**Dataset extract**
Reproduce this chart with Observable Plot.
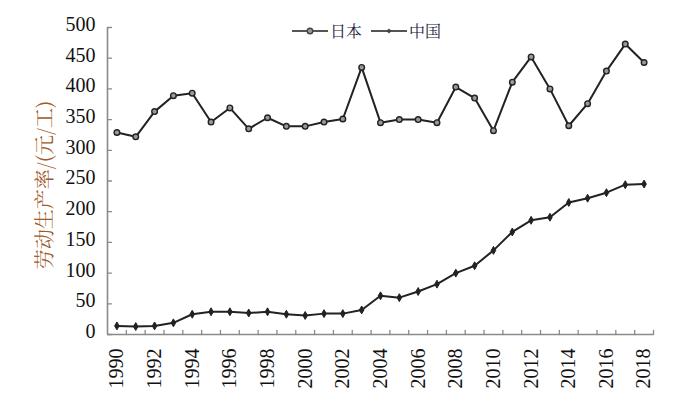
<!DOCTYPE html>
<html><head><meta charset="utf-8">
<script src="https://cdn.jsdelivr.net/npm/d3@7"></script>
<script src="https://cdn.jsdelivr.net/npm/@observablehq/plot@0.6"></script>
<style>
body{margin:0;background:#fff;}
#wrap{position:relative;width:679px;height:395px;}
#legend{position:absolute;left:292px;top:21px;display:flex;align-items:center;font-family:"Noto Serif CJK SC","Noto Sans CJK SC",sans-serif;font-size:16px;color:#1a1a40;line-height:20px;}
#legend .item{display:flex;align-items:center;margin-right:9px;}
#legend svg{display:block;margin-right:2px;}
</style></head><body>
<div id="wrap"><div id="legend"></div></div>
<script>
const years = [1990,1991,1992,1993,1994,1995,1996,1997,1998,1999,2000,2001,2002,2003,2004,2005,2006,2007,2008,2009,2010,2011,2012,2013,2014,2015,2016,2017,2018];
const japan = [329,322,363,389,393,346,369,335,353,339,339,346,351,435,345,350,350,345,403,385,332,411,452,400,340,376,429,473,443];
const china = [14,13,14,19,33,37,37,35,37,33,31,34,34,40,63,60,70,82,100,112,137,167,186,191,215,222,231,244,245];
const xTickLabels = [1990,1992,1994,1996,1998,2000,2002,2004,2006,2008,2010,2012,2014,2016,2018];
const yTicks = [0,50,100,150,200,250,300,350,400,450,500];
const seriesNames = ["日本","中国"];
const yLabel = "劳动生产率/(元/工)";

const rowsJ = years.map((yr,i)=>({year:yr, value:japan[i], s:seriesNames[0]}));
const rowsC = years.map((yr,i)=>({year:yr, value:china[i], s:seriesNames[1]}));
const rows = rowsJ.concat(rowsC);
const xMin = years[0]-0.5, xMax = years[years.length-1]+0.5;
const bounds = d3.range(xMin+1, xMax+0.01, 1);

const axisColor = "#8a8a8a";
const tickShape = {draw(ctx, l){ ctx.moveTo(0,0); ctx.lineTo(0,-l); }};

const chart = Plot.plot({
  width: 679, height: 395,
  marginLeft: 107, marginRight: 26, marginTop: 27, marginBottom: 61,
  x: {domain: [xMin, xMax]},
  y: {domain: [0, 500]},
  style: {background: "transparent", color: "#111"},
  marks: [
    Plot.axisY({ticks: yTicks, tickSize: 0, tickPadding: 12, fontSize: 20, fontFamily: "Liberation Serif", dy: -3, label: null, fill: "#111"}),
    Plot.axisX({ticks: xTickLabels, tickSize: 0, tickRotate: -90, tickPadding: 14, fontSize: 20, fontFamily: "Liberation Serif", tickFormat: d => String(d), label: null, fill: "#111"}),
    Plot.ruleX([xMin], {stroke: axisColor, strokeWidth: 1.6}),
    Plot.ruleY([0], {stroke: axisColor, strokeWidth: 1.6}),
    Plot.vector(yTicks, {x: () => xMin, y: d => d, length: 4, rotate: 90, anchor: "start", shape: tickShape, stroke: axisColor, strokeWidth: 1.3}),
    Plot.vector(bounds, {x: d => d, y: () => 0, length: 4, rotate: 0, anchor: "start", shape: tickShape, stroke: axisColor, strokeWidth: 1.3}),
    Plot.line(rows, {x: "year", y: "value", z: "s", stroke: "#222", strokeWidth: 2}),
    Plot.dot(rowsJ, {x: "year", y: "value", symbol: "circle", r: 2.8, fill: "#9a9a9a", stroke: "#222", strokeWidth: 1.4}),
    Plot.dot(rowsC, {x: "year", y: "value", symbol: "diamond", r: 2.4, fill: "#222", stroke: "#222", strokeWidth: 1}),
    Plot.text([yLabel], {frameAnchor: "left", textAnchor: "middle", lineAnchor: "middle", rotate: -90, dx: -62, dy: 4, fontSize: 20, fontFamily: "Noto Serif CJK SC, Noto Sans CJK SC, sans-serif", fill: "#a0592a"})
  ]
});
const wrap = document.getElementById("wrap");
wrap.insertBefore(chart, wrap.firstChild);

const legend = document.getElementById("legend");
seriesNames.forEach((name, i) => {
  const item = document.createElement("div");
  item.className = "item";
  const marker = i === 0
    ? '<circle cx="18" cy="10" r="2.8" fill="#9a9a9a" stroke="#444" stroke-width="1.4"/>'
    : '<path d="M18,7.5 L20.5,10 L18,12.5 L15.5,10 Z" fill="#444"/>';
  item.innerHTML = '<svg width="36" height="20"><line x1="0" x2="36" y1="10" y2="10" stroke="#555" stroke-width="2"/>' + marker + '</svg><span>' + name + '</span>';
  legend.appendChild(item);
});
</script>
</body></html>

**Set problem**
Copy each line of the data that contains the word "chart".

**Problem solution**
Reproduce this chart with Observable Plot.
const chart = Plot.plot({
wrap.insertBefore(chart, wrap.firstChild);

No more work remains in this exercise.